Posts: 2,600   +2,216
I never understand why people do this. If you’re going to rip off another IP for a game you spend THOUSAND OF HOURS on, reskin it, release it as your own game with unique characters and sell it like Yooka-Laylee was a spin-off of Banjo Kazooie.
To be fair, Yooka-Laylee is by some of the same people who made Banjo & Kazooie. Stuff like this is typically done by fans and this is how they enjoy expressing their passion for it. Kind of like how there is fan art, cos-plays and etc. I do get your point though.

I think, at least with a game like this, that Nintendo could turn it into a business advantage. However there are a lot of stuff that would have to be figured out, so I will not go into detail.
 

Theinsanegamer

Posts: 2,452   +3,610
I never understand why people do this. If you’re going to rip off another IP for a game you spend THOUSAND OF HOURS on, reskin it, release it as your own game with unique characters and sell it like Yooka-Laylee was a spin-off of Banjo Kazooie.
It's a passion product. Why do people spends hours creating cosplay outfits for their favorite characters, or drawing art of characters from novels, ece? Same reason.
 

mbrowne5061

Posts: 1,843   +1,069
At least these guys were smart about it. Never announce a Nintendo fan project until after you are done and it is released into the wild - preferably as a magnet link torrent. (and then abandon all accounts and contact info associated with the game, and deny all involvement is the lawyers find you)
 

Michiel

Posts: 76   +47
Looks amazing!
The problem with Nintendo is also that they leave some of their franchises, including this one, on the shelf for years and years. It's been 13 (!) years since the last big Metroid adventure (Metroid Prime Echoes). I know they were working on a sequel which got sent back to the drawing board, but why not have some more projects in the franchise? Why did Nintendo never develop another 2D Metroid game themselves? Obviously there's a market for exactly that.

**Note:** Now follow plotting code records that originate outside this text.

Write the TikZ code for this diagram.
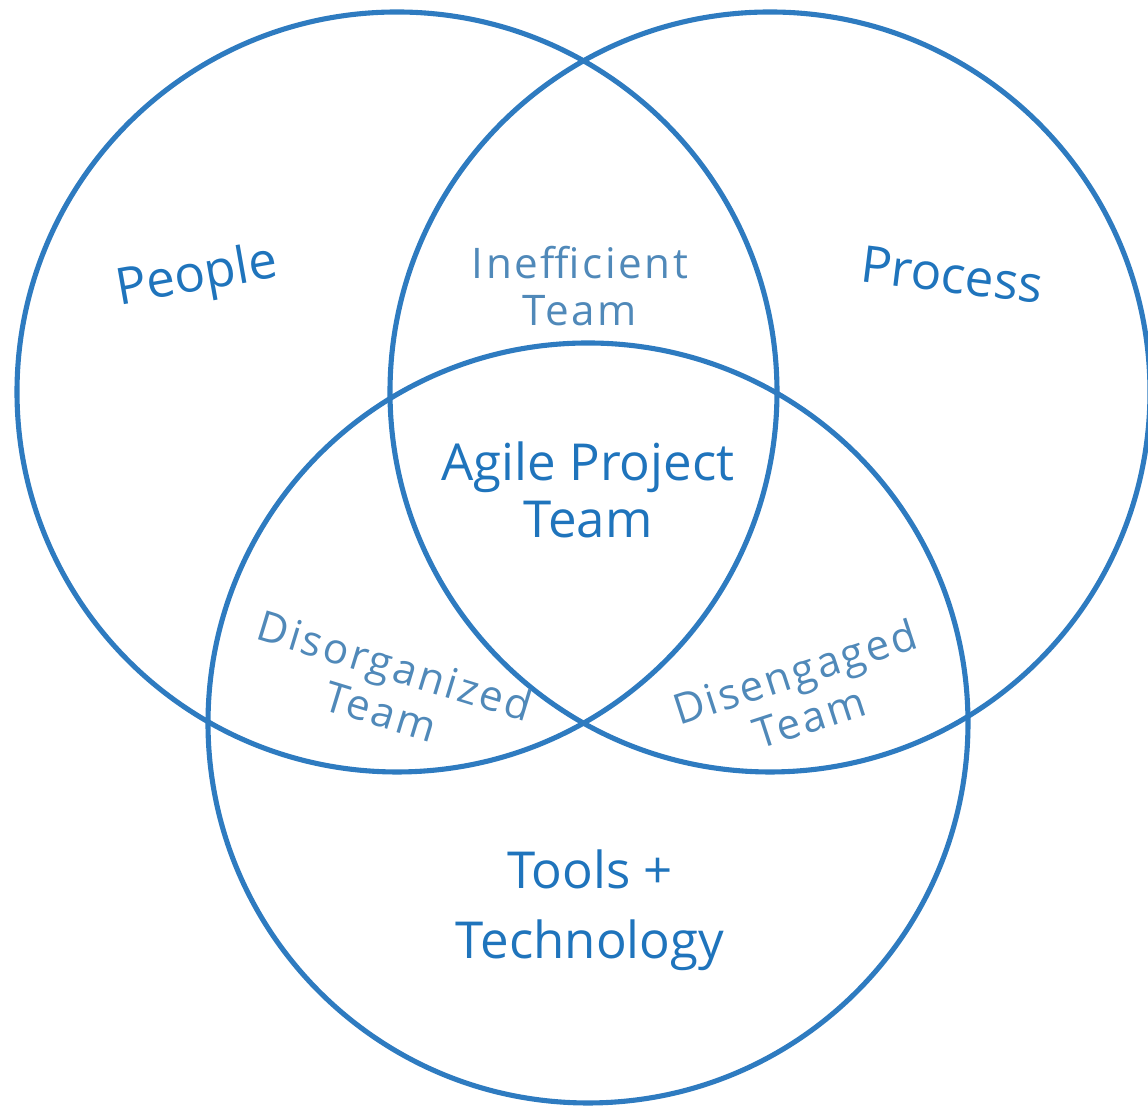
\documentclass[tikz,border=0pt]{standalone}
\usepackage{fontspec}
\setmainfont{Open Sans}
\usetikzlibrary{math}
\usetikzlibrary{positioning}
\definecolor{vennblue}{HTML}{2E7BC0}
\definecolor{labelblue}{HTML}{1F74BC}
\definecolor{softblue}{HTML}{5089B9}

\begin{document}
\begin{tikzpicture}
\tikzset{
  ring/.style={draw=vennblue, line width=1.45pt, circle, inner sep=0pt, minimum size=\d cm},
  big/.style={text=labelblue, align=center, font=\fontsize{14.5}{20}\selectfont},
  small/.style={text=softblue, align=center, font=\fontsize{12}{13.5}\selectfont\addfontfeatures{LetterSpace=6}},
}

\tikzmath{\r=3.8; \d=2*\r;}

\useasboundingbox (0, 0) rectangle (11.48, 11.12);

% the three sets
\node [ring] (people) at (3.97, 7.20) {};
\node [ring] (process) at (7.70, 7.20) {};
\node [ring] (tools) at (5.88, 3.89) {};

\node [big, rotate=10] (peoplelbl) at (1.97, 8.34) {People};
\node [big, rotate=-7] (processlbl) at (9.52, 8.37) {Process};
\node [big] (toolslbl) at (5.90, 2.02) {Tools +\\Technology};

% overlaps
\node [small] (inefficient) at (5.80, 8.26) {Inefficient\\Team};
\node [small, rotate=-17] (disorganized) at (3.88, 4.24) {Disorganized\\Team};
\node [small, rotate=18] (disengaged) at (8.02, 4.18) {Disengaged\\Team};
\node [big, font=\fontsize{14.5}{16}\selectfont] (agile) at (5.88, 6.22) {Agile Project\\Team};
\end{tikzpicture}
\end{document}
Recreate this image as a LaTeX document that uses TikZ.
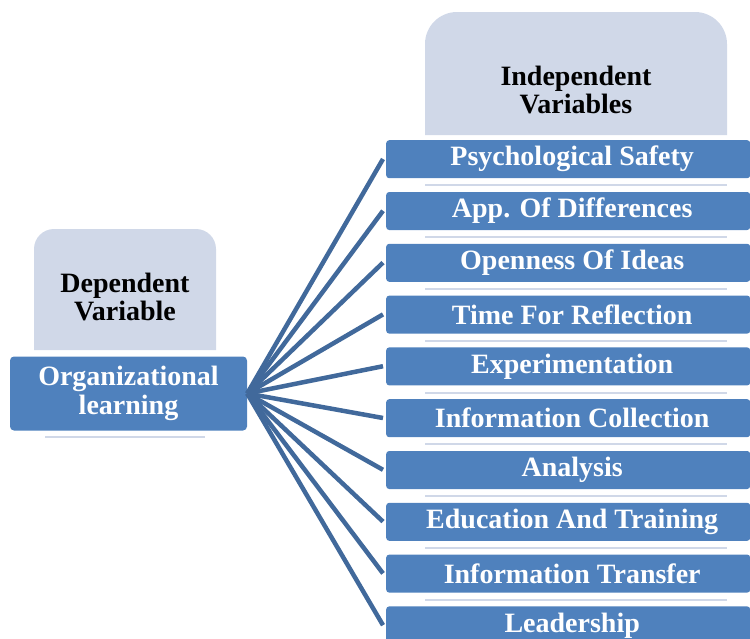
\documentclass[tikz,border=0pt]{standalone}
\usepackage{fontspec}
\setmainfont{Liberation Serif}
\definecolor{barblue}{HTML}{4F81BD}
\definecolor{lightbox}{HTML}{D0D8E8}
\definecolor{linkblue}{HTML}{41699B}
\begin{document}
\begin{tikzpicture}[x=1pt,y=-1pt,
  bar/.style={fill=barblue, rounded corners=3pt, minimum width=364pt, minimum height=38pt,
    inner sep=0pt, text=white, font=\bfseries\fontsize{28}{28}\selectfont, anchor=north west},
  head/.style={align=center, font=\bfseries\fontsize{28}{28.5}\selectfont, text=black},
  link/.style={draw=linkblue, line width=4.5pt},
  sep/.style={draw=lightbox, line width=2pt}]
\useasboundingbox (0,0) rectangle (750,638);
% header boxes
\fill[lightbox] (425,135) [rounded corners=32pt] -- (425,12) -- (727,12) [sharp corners] -- (727,135) -- cycle;
\fill[lightbox] (34,350) [rounded corners=20pt] -- (34,229) -- (216,229) [sharp corners] -- (216,350) -- cycle;
\node[head] (indep) at (576,90) {Independent\\Variables};
\node[head] (dep) at (125,297) {Dependent\\Variable};
% origin box
\node[fill=barblue, rounded corners=4pt, minimum width=237pt, minimum height=74pt, inner sep=0pt,
  align=center, text=white, font=\bfseries\fontsize{28}{28.5}\selectfont] (org) at (128.5,393.5) {Organizational\\learning};
\draw[sep] (45,437) -- (205,437);
% bars
\foreach \t [count=\i from 0] in {Psychological Safety, App. Of Differences, Openness Of Ideas,
  Time For Reflection, Experimentation, Information Collection, Analysis,
  Education And Training, Information Transfer, Leadership}{
  \coordinate (c\i) at (383,{159+51.8*\i});
  \draw[link] (org.east) -- (c\i);
}
\foreach \t [count=\i from 0] in {Psychological Safety, App. Of Differences, Openness Of Ideas,
  Time For Reflection, Experimentation, Information Collection, Analysis,
  Education And Training, Information Transfer, Leadership}{
  \node[bar] (b\i) at (386,{140+51.8*\i}) {\hspace*{8pt}\raisebox{-2pt}{\t}};
}
\foreach \i in {0,...,8}{
  \draw[sep] ([xshift=39pt,yshift=-7pt]b\i.south west) -- ([xshift=-23pt,yshift=-7pt]b\i.south east);
}
\end{tikzpicture}
\end{document}
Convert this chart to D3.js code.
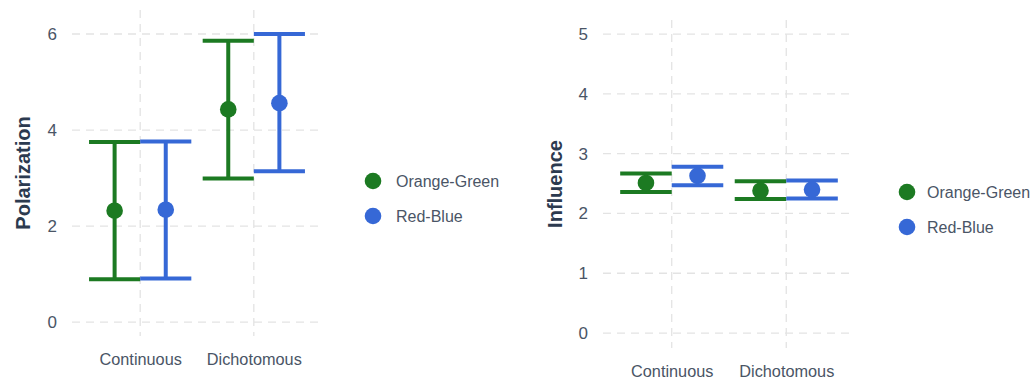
<!DOCTYPE html>
<html>
<head>
<meta charset="utf-8">
<script src="https://cdn.jsdelivr.net/npm/d3@7"></script>
<style>
  html, body { margin: 0; padding: 0; background: #ffffff; }
  svg { display: block; font-family: "Liberation Sans", Arial, Helvetica, sans-serif; }
</style>
</head>
<body>
<svg id="chart" width="1035" height="381"></svg>
<script>
// Categories and groups
const categories = ["Continuous", "Dichotomous"];
const groups = ["Orange-Green", "Red-Blue"];
const groupColors = ["#1c7a22", "#3668d6"];

// Polarization: means and interval bounds, one array per group (Continuous, Dichotomous)
const polOGMean = [2.32, 4.43];
const polOGLow  = [0.89, 2.99];
const polOGHigh = [3.75, 5.86];
const polRBMean = [2.34, 4.56];
const polRBLow  = [0.91, 3.14];
const polRBHigh = [3.76, 6.00];
const polTicks  = [0, 2, 4, 6];

// Influence: means and interval bounds
const infOGMean = [2.51, 2.38];
const infOGLow  = [2.36, 2.24];
const infOGHigh = [2.67, 2.54];
const infRBMean = [2.63, 2.40];
const infRBLow  = [2.47, 2.25];
const infRBHigh = [2.78, 2.55];
const infTicks  = [0, 1, 2, 3, 4, 5];

function rows(means, lows, highs) {
  return categories.map((c, i) => ({ cat: c, mean: means[i], lo: lows[i], hi: highs[i] }));
}

const panels = [
  {
    title: "Polarization",
    series: [rows(polOGMean, polOGLow, polOGHigh), rows(polRBMean, polRBLow, polRBHigh)],
    ticks: polTicks,
    yDomain: [-0.29, 6.5],
    x0: 72, x1: 322, yTop: 10, yBot: 336,
    titleX: 30, legendX: 373, legendY: 181, legendGap: 23
  },
  {
    title: "Influence",
    series: [rows(infOGMean, infOGLow, infOGHigh), rows(infRBMean, infRBLow, infRBHigh)],
    ticks: infTicks,
    yDomain: [-0.25, 5.235],
    x0: 603, x1: 855, yTop: 20, yBot: 348,
    titleX: 562, legendX: 907, legendY: 192, legendGap: 20
  }
];

const svg = d3.select("#chart");
const gridColor = "#e3e3e3";
const tickColor = "#4a5566";
const titleColor = "#2c3a4f";

panels.forEach(p => {
  const g = svg.append("g");

  // discrete x positions with 0.6 unit expansion on each side
  const x = d3.scalePoint().domain(categories).range([p.x0, p.x1]).padding(0.6);
  const step = x.step();
  const dodge = d3.scaleBand().domain(groups).range([-0.45 * step, 0.45 * step]);
  const y = d3.scaleLinear().domain(p.yDomain).range([p.yBot, p.yTop]);

  // horizontal grid
  g.append("g").selectAll("line").data(p.ticks).join("line")
    .attr("x1", p.x0).attr("x2", p.x1)
    .attr("y1", d => y(d)).attr("y2", d => y(d))
    .attr("stroke", gridColor).attr("stroke-width", 1.3)
    .attr("stroke-dasharray", "8,6");

  // vertical grid
  g.append("g").selectAll("line").data(categories).join("line")
    .attr("x1", d => x(d)).attr("x2", d => x(d))
    .attr("y1", p.yTop).attr("y2", p.yBot)
    .attr("stroke", gridColor).attr("stroke-width", 1.3)
    .attr("stroke-dasharray", "8,6");

  // y axis labels
  const yAxis = d3.axisLeft(y).tickValues(p.ticks).tickFormat(d3.format("d"))
    .tickSize(0).tickPadding(15);
  const ya = g.append("g").attr("transform", `translate(${p.x0},0)`).call(yAxis);
  ya.select(".domain").remove();
  ya.selectAll("text").attr("fill", tickColor).attr("font-size", 17)
    .attr("font-family", "Liberation Sans, Arial, sans-serif");

  // x axis labels
  const xAxis = d3.axisBottom(x).tickSize(0).tickPadding(0);
  const xa = g.append("g").attr("transform", `translate(0,${p.yBot + 17})`).call(xAxis);
  xa.select(".domain").remove();
  xa.selectAll("text").attr("fill", tickColor).attr("font-size", 16.3)
    .attr("dy", "0.71em")
    .attr("font-family", "Liberation Sans, Arial, sans-serif");

  // axis title
  g.append("text")
    .attr("transform", `translate(${p.titleX},${(p.yTop + p.yBot) / 2}) rotate(-90)`)
    .attr("text-anchor", "middle")
    .attr("font-size", 20).attr("font-weight", "bold")
    .attr("fill", titleColor)
    .text(p.title);

  // error bars and points
  const capHalf = dodge.bandwidth() / 2;
  p.series.forEach((s, gi) => {
    const col = groupColors[gi];
    const cx = d => x(d.cat) + dodge(groups[gi]) + dodge.bandwidth() / 2;
    const sg = g.append("g");
    sg.selectAll("line.v").data(s).join("line").attr("class", "v")
      .attr("x1", cx).attr("x2", cx)
      .attr("y1", d => y(d.lo)).attr("y2", d => y(d.hi))
      .attr("stroke", col).attr("stroke-width", 4);
    sg.selectAll("line.hi").data(s).join("line").attr("class", "hi")
      .attr("x1", d => cx(d) - capHalf).attr("x2", d => cx(d) + capHalf)
      .attr("y1", d => y(d.hi)).attr("y2", d => y(d.hi))
      .attr("stroke", col).attr("stroke-width", 4);
    sg.selectAll("line.lo").data(s).join("line").attr("class", "lo")
      .attr("x1", d => cx(d) - capHalf).attr("x2", d => cx(d) + capHalf)
      .attr("y1", d => y(d.lo)).attr("y2", d => y(d.lo))
      .attr("stroke", col).attr("stroke-width", 4);
    sg.selectAll("circle").data(s).join("circle")
      .attr("cx", cx).attr("cy", d => y(d.mean)).attr("r", 8.3)
      .attr("fill", col);
  });

  // legend
  const lg = g.append("g").attr("transform", `translate(${p.legendX},${p.legendY})`);
  groups.forEach((name, i) => {
    lg.append("circle").attr("cx", 0).attr("cy", i * 35).attr("r", 8.3).attr("fill", groupColors[i]);
    lg.append("text").attr("x", p.legendGap).attr("y", i * 35).attr("dy", "0.36em")
      .attr("font-size", 16).attr("fill", tickColor).text(name);
  });
});
</script>
</body>
</html>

Personally I would like to see it in a modern 2D style like Ori and Blind Forest, and not neccesarily a pixel/16-bit style like this example.
 

ZedRM

Posts: 479   +271
If you've played ANY Metroid game, you've played them all.

The first game was more straightforward with very little presentation. The 2nd game (my first Metroid: Return of Samus) was a little easier than the 1st game, yet still learnable, playable and beatable.

The next Metroid I played was Metroid Zero Mission. Short of the comic presentation additions of the newer games, the base Metroid gameplay doesn't really change.
You seem to have skipped Super Metroid... What a shame.. While MZM is excellent, Super Metroid is easily the best of the series.